Segmentation Model Benchmarking: A Strategic Prerequisite for Robust Geospatial Foundation Models

Pretraining geospatial foundation models (FMs) is expensive, and architectural choices control inductive bias for multiscale context, cross-resolution behavior, and band/sensor variation. Therefore, benchmarking reduces the risk of scaling the “wrong” base. A model benchmarking framework for geospatial image segmentation is a critical prerequisite for developing robust and scalable geospatial FMs. In the emerging era of Earth observation FMs, success hinges on strong, well-characterized base architectures that can generalize across sensors, modalities, and geographies. The extreme heterogeneity of Earth observation vision data (different spectral bands, resolutions, and regions) makes such generalization especially challenging, underscoring the need for systematic, controlled benchmarking across diverse model families to identify viable architectures for different scenarios.
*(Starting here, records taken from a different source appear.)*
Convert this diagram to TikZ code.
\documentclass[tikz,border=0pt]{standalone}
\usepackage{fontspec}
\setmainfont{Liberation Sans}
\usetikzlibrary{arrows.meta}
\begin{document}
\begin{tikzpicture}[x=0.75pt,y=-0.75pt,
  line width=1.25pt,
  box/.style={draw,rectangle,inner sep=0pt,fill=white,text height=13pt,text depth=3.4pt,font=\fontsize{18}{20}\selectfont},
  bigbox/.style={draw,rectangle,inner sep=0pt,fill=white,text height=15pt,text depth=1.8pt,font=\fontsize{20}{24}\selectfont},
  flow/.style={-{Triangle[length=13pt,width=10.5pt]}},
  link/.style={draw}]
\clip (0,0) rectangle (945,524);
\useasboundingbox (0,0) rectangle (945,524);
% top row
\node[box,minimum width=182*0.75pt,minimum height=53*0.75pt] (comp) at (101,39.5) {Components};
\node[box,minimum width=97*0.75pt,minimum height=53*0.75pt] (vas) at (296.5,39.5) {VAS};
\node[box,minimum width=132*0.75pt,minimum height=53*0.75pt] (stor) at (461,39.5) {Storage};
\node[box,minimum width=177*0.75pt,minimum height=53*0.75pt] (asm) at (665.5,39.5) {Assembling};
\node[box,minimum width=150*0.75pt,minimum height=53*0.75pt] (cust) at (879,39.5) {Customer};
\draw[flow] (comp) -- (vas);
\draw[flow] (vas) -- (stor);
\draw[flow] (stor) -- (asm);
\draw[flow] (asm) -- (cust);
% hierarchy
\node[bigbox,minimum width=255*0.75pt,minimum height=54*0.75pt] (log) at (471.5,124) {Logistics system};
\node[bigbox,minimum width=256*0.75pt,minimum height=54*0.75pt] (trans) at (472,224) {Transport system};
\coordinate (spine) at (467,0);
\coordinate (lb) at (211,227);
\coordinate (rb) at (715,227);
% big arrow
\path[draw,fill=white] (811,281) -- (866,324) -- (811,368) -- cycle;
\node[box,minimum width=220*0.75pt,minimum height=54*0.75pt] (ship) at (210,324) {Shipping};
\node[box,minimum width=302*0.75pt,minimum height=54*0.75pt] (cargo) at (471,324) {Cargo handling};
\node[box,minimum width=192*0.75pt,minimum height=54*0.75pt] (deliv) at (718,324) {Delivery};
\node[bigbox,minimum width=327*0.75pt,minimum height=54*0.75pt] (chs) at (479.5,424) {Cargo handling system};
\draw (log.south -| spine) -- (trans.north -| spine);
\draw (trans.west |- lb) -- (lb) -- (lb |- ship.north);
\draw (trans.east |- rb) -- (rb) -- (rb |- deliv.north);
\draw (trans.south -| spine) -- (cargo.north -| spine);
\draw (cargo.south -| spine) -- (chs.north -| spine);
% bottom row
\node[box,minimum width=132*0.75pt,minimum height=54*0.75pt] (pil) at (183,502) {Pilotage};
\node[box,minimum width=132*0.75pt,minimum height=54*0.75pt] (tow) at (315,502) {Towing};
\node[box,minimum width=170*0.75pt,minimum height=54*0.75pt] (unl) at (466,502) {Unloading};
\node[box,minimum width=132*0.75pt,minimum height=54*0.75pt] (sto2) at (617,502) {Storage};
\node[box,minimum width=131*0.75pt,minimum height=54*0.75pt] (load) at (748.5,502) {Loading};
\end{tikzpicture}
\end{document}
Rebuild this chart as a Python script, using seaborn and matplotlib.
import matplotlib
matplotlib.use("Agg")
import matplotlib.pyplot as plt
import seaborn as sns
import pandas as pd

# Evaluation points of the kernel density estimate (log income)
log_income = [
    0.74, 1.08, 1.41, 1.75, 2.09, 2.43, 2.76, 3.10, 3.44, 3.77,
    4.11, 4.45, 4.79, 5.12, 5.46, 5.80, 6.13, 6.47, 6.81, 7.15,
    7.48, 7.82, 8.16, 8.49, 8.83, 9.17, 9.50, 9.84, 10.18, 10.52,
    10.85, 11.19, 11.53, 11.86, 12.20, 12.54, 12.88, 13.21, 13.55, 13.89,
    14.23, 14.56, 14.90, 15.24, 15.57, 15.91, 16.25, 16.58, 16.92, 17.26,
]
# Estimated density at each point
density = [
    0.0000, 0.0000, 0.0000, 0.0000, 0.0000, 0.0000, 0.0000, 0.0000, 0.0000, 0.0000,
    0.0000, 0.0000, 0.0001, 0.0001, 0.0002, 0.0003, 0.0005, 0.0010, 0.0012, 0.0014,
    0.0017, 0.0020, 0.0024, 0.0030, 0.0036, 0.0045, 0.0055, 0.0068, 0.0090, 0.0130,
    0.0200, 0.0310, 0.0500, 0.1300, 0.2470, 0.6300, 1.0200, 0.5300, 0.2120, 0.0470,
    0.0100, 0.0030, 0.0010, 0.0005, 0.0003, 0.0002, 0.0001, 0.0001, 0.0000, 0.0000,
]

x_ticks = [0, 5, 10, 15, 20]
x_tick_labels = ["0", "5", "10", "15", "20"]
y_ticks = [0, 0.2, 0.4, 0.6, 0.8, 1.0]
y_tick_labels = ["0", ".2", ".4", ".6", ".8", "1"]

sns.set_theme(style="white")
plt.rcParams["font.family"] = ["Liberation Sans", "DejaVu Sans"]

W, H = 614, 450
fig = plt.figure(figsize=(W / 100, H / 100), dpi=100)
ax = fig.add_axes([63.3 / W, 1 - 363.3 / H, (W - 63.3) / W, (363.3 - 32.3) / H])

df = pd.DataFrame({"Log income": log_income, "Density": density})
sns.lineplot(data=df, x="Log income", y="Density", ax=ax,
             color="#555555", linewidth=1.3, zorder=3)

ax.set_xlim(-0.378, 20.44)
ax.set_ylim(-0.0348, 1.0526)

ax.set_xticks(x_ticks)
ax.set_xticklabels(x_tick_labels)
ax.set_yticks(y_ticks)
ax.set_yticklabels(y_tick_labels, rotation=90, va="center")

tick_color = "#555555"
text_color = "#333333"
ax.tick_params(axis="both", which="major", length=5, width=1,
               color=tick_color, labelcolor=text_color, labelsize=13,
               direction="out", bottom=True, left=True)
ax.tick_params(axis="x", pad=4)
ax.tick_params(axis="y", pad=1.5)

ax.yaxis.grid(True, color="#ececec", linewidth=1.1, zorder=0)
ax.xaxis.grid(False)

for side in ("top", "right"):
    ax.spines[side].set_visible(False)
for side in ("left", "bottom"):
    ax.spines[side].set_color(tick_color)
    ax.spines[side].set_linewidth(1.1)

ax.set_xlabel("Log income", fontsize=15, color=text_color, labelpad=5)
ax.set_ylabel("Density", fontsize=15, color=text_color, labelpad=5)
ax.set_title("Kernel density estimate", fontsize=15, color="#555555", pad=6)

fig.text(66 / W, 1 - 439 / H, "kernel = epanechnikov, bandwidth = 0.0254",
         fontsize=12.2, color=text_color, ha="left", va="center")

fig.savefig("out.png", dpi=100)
Our work rigorously evaluates a broad spectrum of segmentation architectures and backbones under consistent conditions. We benchmark classical convolutional architectures (U-Net, DeepLab, UPerNet, FPN, PAN, and LinkNet) alongside modern transformer-based models (Dense Prediction Transformer (DPT) and SegFormer). For this comparison, we use representative backbones from both CNNs (ResNet and MobileNet) and Mix Vision Transformer (MiT). By comparing these heterogeneous models on equal footing, we determine which architectural patterns and hybrid combinations yield representations most conducive to generalization. This diversity in evaluation identifies well-founded architectural bases for geospatial FMs.
To guide architecture selection and pipeline design, we deploy a comprehensive suite of metrics covering both accuracy and efficiency. We evaluate segmentation accuracy via IoU, Dice, and boundary F1-score, and also measure efficiency (convergence speed and inference latency). These holistic benchmarks reveal critical trade-offs. For instance, some lightweight CNN models excel in speed, while transformer models boost boundary F-1 score. By capturing such nuances, our benchmark informs which architectures are best suited as general-purpose base models. It highlights how certain encoder–decoder combinations optimally balance performance and efficiency, and flags architectures with high transfer-readiness for new tasks and domains.
The result is a reproducible, transferable model landscape that serves as a blueprint for FM development. Our benchmark framework effectively preconditions the FM pipeline, enabling researchers to enter the scaling phase with proven architecture candidates that have demonstrated cross-task and cross-sensor robustness. This “model landscape” allows subsequent large-scale pretraining to confidently build on architectures that ensure broad downstream generalization even in agentic (autonomous) deployment scenarios.
Finally, we situate this work within the broader trend toward sensor-agnostic, self-supervised FMs in Earth observation. We argue that intelligent architecture search must precede any massive self-supervised pretraining effort. Early vetting of architectures under diverse conditions ensures that large-scale training resources are invested in the most promising designs. In summary, we frame this hybrid benchmarking framework as a strategic new layer in the geospatial FM ecosystem. The insights extend beyond segmentation, providing a reference point for building fine-tunable, sensor-agnostic foundation models that can be readily adapted to various downstream tasks and even deployed onboard satellites or other edge platforms. By solidifying architecture evaluation as an essential step, this work makes a serious scientific and strategic contribution toward the next generation of Earth observation AI.